Tuesday, February 23, 2010
FDR Was Wrong
Fear is a persnickety thing.
It can send you running into the wind, limbs flailing and screaming for all the world to hear or it can stun you silent, your screams only heard as they echo soundlessly inside the callous solitude that is your own mental prison.
It can be wrought seemingly from nothing. A memory that steeps from childhood that grows overtime like an ivy slowly crawling its way over the side of a brick facade home, until it's completely consumed by it. It can be from something so tragic and obvious that all the world would be sympathetic to your plight, understanding and empathetic to your whimpers and shudders as the culprit as such were brought to light.
It can be a culmination of things. Built up over and over again, a continual chain of events that has you guarded and bitter. Fear of change, the unknown, or moreover what you do know, what you have come to expect.
It is powerful, omnipotent. Invisible and consuming. Some surely unfounded, rooted deep in your psyche, haunting your every thought, move and instinct. And when they prove false, you sigh relieved...for now. As you never truly feel safe from them, as though you merely just got away with it this time, somehow. It just lay in wait.
In eats away at you at times. Decaying all you once knew of hopefulness and aspiration. Recounting time and time again when those fears, those seemingly needless worries had proved right, had come to fruition. The mild, the unsightly. From one extreme to the next.

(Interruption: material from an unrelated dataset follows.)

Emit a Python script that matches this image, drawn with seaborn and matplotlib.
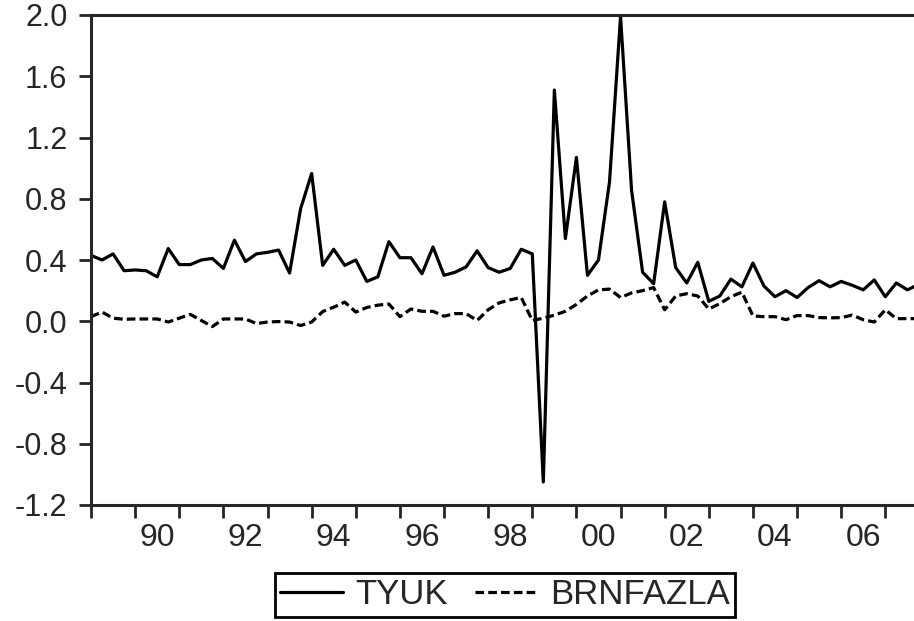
import numpy as np
import pandas as pd
import seaborn as sns
import matplotlib.pyplot as plt
from matplotlib.lines import Line2D
from matplotlib.ticker import FixedLocator, NullFormatter, FixedFormatter

# quarterly observations, 1989Q1 onwards
start_year = 1989
tyuk = [0.43, 0.40, 0.44, 0.33, 0.335, 0.33, 0.29, 0.475, 0.37, 0.37,
        0.40, 0.41, 0.345, 0.53, 0.39, 0.44, 0.45, 0.465, 0.315, 0.735,
        0.965, 0.365, 0.47, 0.365, 0.40, 0.26, 0.29, 0.52, 0.415, 0.415,
        0.31, 0.485, 0.30, 0.32, 0.355, 0.46, 0.35, 0.32, 0.345, 0.47,
        0.44, -1.05, 1.51, 0.54, 1.07, 0.30, 0.40, 0.91, 1.99, 0.855,
        0.32, 0.245, 0.78, 0.35, 0.25, 0.385, 0.13, 0.165, 0.275, 0.225,
        0.38, 0.23, 0.16, 0.20, 0.155, 0.22, 0.265, 0.225, 0.26, 0.235,
        0.205, 0.27, 0.16, 0.25, 0.205, 0.24]
brnfazla = [0.03, 0.06, 0.02, 0.013, 0.015, 0.015, 0.015, -0.005, 0.02, 0.045,
            0.005, -0.035, 0.015, 0.015, 0.015, -0.015, -0.005, -0.002, -0.005, -0.028,
            -0.005, 0.063, 0.092, 0.125, 0.06, 0.09, 0.105, 0.113, 0.03, 0.08,
            0.065, 0.065, 0.033, 0.05, 0.05, 0.005, 0.075, 0.12, 0.14, 0.155,
            0.005, 0.02, 0.04, 0.065, 0.11, 0.165, 0.205, 0.21, 0.155, 0.185,
            0.20, 0.22, 0.075, 0.165, 0.18, 0.165, 0.08, 0.115, 0.16, 0.19,
            0.035, 0.03, 0.03, 0.01, 0.037, 0.037, 0.024, 0.022, 0.024, 0.04,
            0.01, -0.005, 0.075, 0.017, 0.017, 0.017]

yticks = [-1.2, -0.8, -0.4, 0.0, 0.4, 0.8, 1.2, 1.6, 2.0]
label_years = [1990, 1992, 1994, 1996, 1998, 2000, 2002, 2004, 2006]

n = len(tyuk)
t = start_year + np.arange(n) / 4
df = pd.DataFrame({
    "t": np.concatenate([t, t]),
    "value": tyuk + brnfazla,
    "series": ["TYUK"] * n + ["BRNFAZLA"] * n,
})

sns.set_style("ticks")
plt.rcParams["font.family"] = ["Liberation Sans", "DejaVu Sans"]

fig = plt.figure(figsize=(9.14, 6.21), dpi=100)
ax = fig.add_axes([91 / 914, 1 - 505 / 621, 1 - 91 / 914, (505 - 15) / 621])

dash = (2.7, 1.3)
sns.lineplot(data=df, x="t", y="value", style="series",
             dashes={"TYUK": "", "BRNFAZLA": dash},
             color="black", linewidth=2.3, legend=False, ax=ax)

ax.set_ylim(-1.2, 2.0)
ax.set_xlim(start_year, start_year + 74.6 / 4)
ax.set_yticks(yticks)
ax.set_yticklabels([f"{v:.1f}" for v in yticks])
ax.set_xlabel("")
ax.set_ylabel("")

# year ticks on the axis, two-digit labels centred in the year
ax.xaxis.set_major_locator(FixedLocator(np.arange(start_year, 2008)))
ax.xaxis.set_major_formatter(NullFormatter())
ax.xaxis.set_minor_locator(FixedLocator([y + 0.5 for y in label_years]))
ax.xaxis.set_minor_formatter(FixedFormatter([f"{y % 100:02d}" for y in label_years]))
ax.tick_params(axis="x", which="major", direction="out", length=9, width=2)
ax.tick_params(axis="x", which="minor", length=0, pad=13, labelsize=23)
ax.tick_params(axis="y", direction="out", length=9, width=2, pad=8, labelsize=22)

for side in ["left", "bottom", "top"]:
    ax.spines[side].set_linewidth(2.2)
ax.spines["right"].set_visible(False)

handles = [Line2D([], [], color="black", lw=2.3),
           Line2D([], [], color="black", lw=2.3, dashes=dash)]
leg = fig.legend(handles, ["TYUK", "BRNFAZLA"], loc="center",
                 bbox_to_anchor=(505 / 914, 1 - 595 / 621), ncol=2,
                 fontsize=25, frameon=True, fancybox=False, framealpha=1,
                 handlelength=1.8, handletextpad=0.35, columnspacing=0.8,
                 borderpad=0.15, borderaxespad=0)
leg.get_frame().set_edgecolor("black")
leg.get_frame().set_linewidth(2)

fig.savefig("out.png", dpi=100)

There's no rationale. No rhyme or reason to anyone else. No need for justification. You feel justified in your own knowledge of repetition. That all that keeps happening is reason enough. To shut down, to hide. Or to scream on the inside, the outside. To know you're not crazy. That the proof is truly in the pudding.
FDR was wrong. Fear itself is not the only thing you have to fear. It's everything it comes with.